§ **Objective**
Every line from the start of the entries up to and including the one bearing "N_D = 2.2e5" must be printed verbatim, without the pictures.

§ **Information given**
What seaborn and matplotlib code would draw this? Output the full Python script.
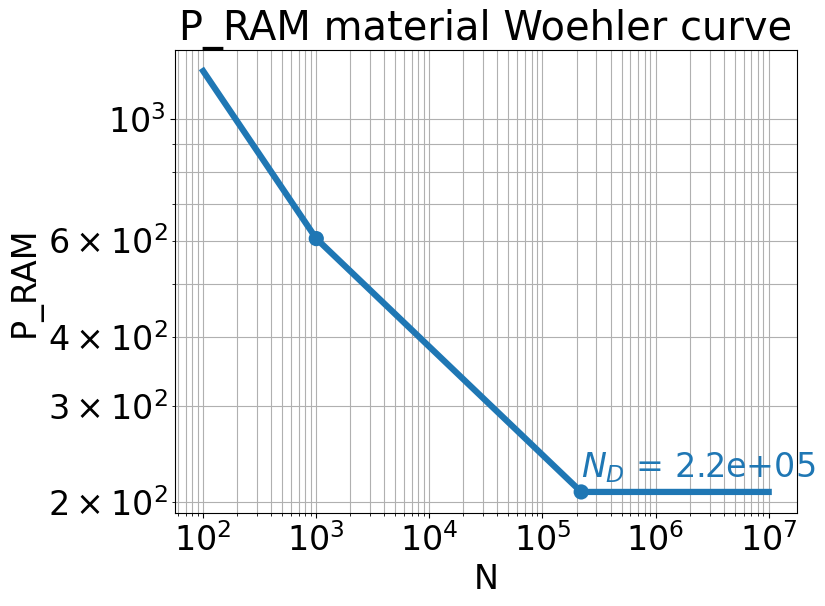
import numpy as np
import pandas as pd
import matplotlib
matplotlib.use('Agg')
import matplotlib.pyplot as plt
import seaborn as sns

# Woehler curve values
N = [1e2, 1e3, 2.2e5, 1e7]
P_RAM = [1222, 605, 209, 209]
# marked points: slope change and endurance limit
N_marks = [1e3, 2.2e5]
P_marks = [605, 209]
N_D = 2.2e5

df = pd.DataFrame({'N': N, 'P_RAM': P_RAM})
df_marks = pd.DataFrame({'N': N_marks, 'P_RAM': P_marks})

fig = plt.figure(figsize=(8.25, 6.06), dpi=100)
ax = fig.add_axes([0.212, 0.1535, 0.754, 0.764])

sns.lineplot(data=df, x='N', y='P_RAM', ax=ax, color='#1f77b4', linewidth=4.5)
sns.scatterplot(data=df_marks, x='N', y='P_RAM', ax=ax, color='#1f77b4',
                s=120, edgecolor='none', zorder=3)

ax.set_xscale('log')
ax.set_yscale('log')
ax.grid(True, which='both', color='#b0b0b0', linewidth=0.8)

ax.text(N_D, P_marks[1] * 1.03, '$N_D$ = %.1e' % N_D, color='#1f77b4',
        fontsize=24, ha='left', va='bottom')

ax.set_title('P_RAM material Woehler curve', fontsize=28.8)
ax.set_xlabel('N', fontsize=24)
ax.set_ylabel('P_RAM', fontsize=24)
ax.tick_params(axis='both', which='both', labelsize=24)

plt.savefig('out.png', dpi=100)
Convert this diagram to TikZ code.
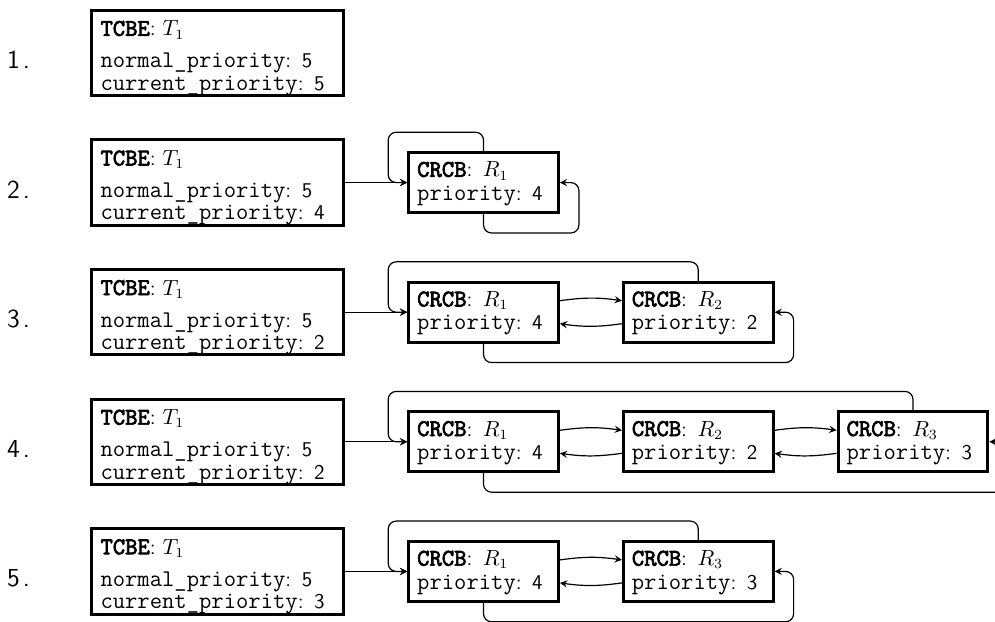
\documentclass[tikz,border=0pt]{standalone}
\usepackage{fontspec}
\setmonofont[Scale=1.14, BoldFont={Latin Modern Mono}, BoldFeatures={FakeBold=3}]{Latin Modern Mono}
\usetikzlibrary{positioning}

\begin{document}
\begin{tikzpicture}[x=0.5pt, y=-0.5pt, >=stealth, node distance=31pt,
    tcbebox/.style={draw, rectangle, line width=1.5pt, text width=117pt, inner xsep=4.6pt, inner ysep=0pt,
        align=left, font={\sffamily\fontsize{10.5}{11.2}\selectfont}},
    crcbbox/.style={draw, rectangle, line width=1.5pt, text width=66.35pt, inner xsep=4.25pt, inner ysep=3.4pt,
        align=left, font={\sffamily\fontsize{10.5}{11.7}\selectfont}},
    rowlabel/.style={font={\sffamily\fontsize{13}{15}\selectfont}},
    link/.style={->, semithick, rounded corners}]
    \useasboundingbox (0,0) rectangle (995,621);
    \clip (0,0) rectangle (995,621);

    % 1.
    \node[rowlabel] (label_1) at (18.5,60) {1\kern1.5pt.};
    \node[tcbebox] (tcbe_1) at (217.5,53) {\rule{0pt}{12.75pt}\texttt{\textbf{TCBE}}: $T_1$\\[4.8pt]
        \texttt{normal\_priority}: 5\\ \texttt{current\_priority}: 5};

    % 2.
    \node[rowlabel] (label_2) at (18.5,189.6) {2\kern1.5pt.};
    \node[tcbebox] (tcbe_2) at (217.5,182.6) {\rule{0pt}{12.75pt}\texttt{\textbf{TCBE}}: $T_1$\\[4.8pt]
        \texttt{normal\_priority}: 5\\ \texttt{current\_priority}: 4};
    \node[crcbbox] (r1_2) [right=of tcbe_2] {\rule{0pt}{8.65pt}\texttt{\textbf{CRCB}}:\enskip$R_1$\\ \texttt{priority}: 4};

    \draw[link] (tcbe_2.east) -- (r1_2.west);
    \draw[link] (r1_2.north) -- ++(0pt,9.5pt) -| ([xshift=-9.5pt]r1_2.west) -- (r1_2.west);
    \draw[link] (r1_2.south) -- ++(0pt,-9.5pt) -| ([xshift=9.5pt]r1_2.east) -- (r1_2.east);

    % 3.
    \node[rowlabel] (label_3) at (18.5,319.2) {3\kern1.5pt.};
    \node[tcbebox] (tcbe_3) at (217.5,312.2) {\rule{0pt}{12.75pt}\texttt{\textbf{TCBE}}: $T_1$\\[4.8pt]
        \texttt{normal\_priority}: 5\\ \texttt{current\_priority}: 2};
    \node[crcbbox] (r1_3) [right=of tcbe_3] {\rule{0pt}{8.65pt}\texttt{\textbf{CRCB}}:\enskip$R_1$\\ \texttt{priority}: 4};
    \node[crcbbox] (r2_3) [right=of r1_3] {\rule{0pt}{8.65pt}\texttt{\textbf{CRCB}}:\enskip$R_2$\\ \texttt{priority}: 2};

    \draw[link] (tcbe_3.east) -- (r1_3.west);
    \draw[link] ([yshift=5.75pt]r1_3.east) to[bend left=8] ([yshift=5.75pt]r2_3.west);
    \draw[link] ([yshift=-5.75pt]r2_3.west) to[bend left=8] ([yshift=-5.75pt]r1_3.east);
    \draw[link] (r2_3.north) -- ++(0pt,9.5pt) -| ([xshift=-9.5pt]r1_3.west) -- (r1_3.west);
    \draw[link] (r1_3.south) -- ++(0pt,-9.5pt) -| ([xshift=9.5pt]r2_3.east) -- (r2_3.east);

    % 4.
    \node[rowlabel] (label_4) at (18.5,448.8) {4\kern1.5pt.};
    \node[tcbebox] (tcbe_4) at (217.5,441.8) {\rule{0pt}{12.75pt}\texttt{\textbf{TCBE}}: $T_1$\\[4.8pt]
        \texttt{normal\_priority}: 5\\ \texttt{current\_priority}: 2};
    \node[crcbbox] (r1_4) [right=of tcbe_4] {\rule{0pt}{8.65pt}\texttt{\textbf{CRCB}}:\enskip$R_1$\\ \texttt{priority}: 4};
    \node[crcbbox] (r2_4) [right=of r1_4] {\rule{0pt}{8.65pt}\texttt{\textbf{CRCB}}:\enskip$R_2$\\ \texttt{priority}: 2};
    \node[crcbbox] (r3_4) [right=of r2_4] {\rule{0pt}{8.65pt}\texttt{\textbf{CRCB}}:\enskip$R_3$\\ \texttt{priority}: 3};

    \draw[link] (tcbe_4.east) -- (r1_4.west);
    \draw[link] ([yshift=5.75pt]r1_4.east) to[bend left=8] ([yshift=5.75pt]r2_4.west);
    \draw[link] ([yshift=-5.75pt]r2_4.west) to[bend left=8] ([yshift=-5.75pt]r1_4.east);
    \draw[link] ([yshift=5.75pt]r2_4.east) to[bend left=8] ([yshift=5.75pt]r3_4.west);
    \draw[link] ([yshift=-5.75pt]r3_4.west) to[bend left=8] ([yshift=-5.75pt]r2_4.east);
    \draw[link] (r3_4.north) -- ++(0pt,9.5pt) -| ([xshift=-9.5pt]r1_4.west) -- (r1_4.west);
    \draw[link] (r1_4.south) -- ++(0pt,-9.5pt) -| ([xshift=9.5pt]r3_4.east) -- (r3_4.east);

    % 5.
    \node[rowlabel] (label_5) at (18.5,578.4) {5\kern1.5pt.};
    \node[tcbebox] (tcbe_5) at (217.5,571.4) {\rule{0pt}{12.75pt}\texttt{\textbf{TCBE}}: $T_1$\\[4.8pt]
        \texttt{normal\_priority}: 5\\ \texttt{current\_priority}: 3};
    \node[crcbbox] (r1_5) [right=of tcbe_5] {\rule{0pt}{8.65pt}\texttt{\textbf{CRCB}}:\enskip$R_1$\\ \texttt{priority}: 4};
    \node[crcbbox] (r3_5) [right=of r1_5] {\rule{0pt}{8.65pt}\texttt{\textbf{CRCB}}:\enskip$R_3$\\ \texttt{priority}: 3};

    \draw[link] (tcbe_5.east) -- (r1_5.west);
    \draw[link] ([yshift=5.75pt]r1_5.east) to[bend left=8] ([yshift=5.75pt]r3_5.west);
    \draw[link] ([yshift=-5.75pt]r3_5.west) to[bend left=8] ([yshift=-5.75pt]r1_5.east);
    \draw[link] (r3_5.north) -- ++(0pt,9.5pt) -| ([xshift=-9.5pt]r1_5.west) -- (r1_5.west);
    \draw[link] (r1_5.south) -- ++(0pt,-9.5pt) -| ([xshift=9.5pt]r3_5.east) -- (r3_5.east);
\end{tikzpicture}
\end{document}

§ **The response**
What seaborn and matplotlib code would draw this? Output the full Python script.
import numpy as np
import pandas as pd
import matplotlib
matplotlib.use('Agg')
import matplotlib.pyplot as plt
import seaborn as sns

# Woehler curve values
N = [1e2, 1e3, 2.2e5, 1e7]
P_RAM = [1222, 605, 209, 209]
# marked points: slope change and endurance limit
N_marks = [1e3, 2.2e5]
P_marks = [605, 209]
N_D = 2.2e5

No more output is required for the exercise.